Task brief => Copy the data exactly; pictures stay out of the copy.

Available data =>
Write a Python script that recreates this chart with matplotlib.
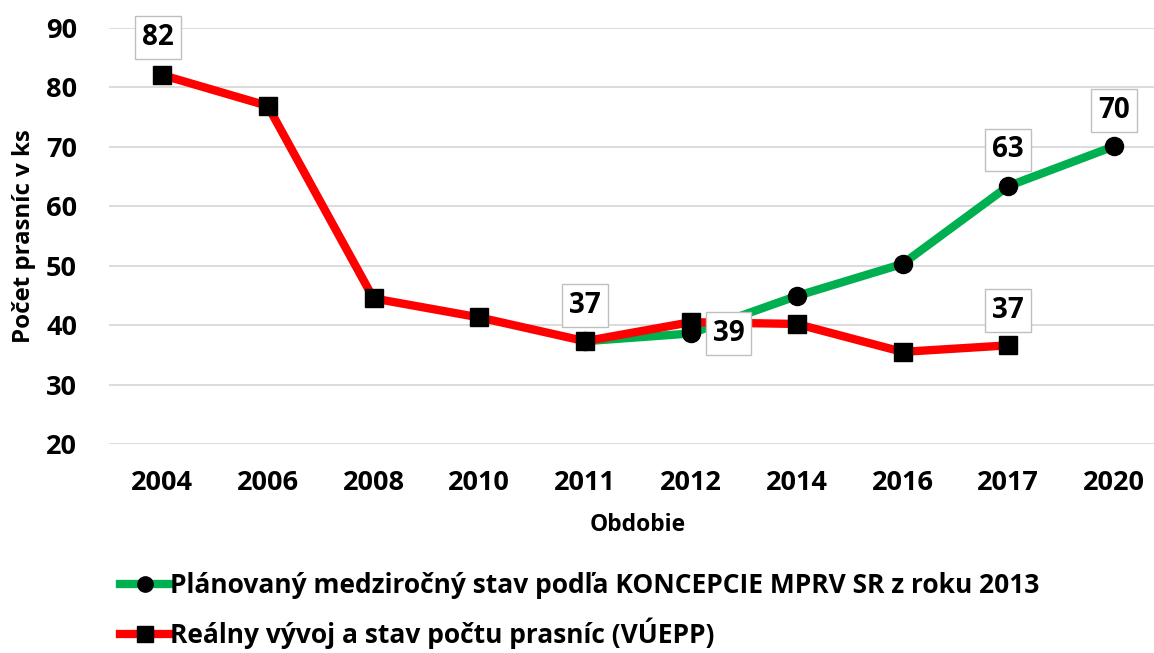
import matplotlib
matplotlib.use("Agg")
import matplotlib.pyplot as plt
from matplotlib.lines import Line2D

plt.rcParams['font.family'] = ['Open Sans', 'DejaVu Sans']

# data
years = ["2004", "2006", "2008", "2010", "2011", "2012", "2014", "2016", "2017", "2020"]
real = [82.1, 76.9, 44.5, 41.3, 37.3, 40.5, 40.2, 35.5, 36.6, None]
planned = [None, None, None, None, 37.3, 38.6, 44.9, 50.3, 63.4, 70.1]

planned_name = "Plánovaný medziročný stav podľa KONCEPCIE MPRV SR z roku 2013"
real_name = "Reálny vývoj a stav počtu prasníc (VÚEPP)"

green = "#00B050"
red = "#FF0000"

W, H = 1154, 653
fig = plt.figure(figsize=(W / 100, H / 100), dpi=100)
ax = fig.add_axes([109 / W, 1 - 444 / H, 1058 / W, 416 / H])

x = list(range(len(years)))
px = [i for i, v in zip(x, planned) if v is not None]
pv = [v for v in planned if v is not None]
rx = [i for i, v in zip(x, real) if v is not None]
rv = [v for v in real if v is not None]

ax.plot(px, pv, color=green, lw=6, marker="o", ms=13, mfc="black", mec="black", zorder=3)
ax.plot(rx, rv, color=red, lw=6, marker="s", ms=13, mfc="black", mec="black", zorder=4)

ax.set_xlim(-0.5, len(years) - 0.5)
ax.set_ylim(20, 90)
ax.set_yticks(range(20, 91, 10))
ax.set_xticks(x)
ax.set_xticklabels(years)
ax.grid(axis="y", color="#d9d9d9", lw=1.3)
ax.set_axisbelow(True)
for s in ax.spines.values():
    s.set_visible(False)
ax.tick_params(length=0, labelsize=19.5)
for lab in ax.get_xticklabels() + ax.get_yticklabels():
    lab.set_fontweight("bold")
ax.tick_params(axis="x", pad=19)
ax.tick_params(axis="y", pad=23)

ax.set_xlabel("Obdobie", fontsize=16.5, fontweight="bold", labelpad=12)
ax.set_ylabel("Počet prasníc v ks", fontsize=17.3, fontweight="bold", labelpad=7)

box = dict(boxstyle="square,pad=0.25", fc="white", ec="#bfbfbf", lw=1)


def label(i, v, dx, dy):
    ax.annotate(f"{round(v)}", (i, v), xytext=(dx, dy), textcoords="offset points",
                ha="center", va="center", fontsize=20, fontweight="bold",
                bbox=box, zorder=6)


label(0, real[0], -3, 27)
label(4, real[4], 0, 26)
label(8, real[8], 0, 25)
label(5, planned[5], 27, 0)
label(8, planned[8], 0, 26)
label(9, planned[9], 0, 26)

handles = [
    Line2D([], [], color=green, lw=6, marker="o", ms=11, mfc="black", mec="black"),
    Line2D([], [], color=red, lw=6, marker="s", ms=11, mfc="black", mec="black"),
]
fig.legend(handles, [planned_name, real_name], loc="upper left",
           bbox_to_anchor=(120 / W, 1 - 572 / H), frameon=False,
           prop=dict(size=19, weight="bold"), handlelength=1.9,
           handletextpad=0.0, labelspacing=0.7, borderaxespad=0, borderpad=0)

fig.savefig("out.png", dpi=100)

Written answer =>
Write a Python script that recreates this chart with matplotlib.
import matplotlib
matplotlib.use("Agg")
import matplotlib.pyplot as plt
from matplotlib.lines import Line2D

plt.rcParams['font.family'] = ['Open Sans', 'DejaVu Sans']

# data
years = ["2004", "2006", "2008", "2010", "2011", "2012", "2014", "2016", "2017", "2020"]
real = [82.1, 76.9, 44.5, 41.3, 37.3, 40.5, 40.2, 35.5, 36.6, None]
planned = [None, None, None, None, 37.3, 38.6, 44.9, 50.3, 63.4, 70.1]

planned_name = "Plánovaný medziročný stav podľa KONCEPCIE MPRV SR z roku 2013"
real_name = "Reálny vývoj a stav počtu prasníc (VÚEPP)"

green = "#00B050"
red = "#FF0000"

W, H = 1154, 653
fig = plt.figure(figsize=(W / 100, H / 100), dpi=100)
ax = fig.add_axes([109 / W, 1 - 444 / H, 1058 / W, 416 / H])

x = list(range(len(years)))
px = [i for i, v in zip(x, planned) if v is not None]
pv = [v for v in planned if v is not None]
rx = [i for i, v in zip(x, real) if v is not None]
rv = [v for v in real if v is not None]

ax.plot(px, pv, color=green, lw=6, marker="o", ms=13, mfc="black", mec="black", zorder=3)
ax.plot(rx, rv, color=red, lw=6, marker="s", ms=13, mfc="black", mec="black", zorder=4)

ax.set_xlim(-0.5, len(years) - 0.5)
ax.set_ylim(20, 90)
ax.set_yticks(range(20, 91, 10))
ax.set_xticks(x)
ax.set_xticklabels(years)
ax.grid(axis="y", color="#d9d9d9", lw=1.3)
ax.set_axisbelow(True)
for s in ax.spines.values():
    s.set_visible(False)
ax.tick_params(length=0, labelsize=19.5)
for lab in ax.get_xticklabels() + ax.get_yticklabels():
    lab.set_fontweight("bold")
ax.tick_params(axis="x", pad=19)
ax.tick_params(axis="y", pad=23)

ax.set_xlabel("Obdobie", fontsize=16.5, fontweight="bold", labelpad=12)
ax.set_ylabel("Počet prasníc v ks", fontsize=17.3, fontweight="bold", labelpad=7)

box = dict(boxstyle="square,pad=0.25", fc="white", ec="#bfbfbf", lw=1)


def label(i, v, dx, dy):
    ax.annotate(f"{round(v)}", (i, v), xytext=(dx, dy), textcoords="offset points",
                ha="center", va="center", fontsize=20, fontweight="bold",
                bbox=box, zorder=6)


label(0, real[0], -3, 27)
label(4, real[4], 0, 26)
label(8, real[8], 0, 25)
label(5, planned[5], 27, 0)
label(8, planned[8], 0, 26)
label(9, planned[9], 0, 26)

handles = [
    Line2D([], [], color=green, lw=6, marker="o", ms=11, mfc="black", mec="black"),
    Line2D([], [], color=red, lw=6, marker="s", ms=11, mfc="black", mec="black"),
]
fig.legend(handles, [planned_name, real_name], loc="upper left",
           bbox_to_anchor=(120 / W, 1 - 572 / H), frameon=False,
           prop=dict(size=19, weight="bold"), handlelength=1.9,
           handletextpad=0.0, labelspacing=0.7, borderaxespad=0, borderpad=0)

fig.savefig("out.png", dpi=100)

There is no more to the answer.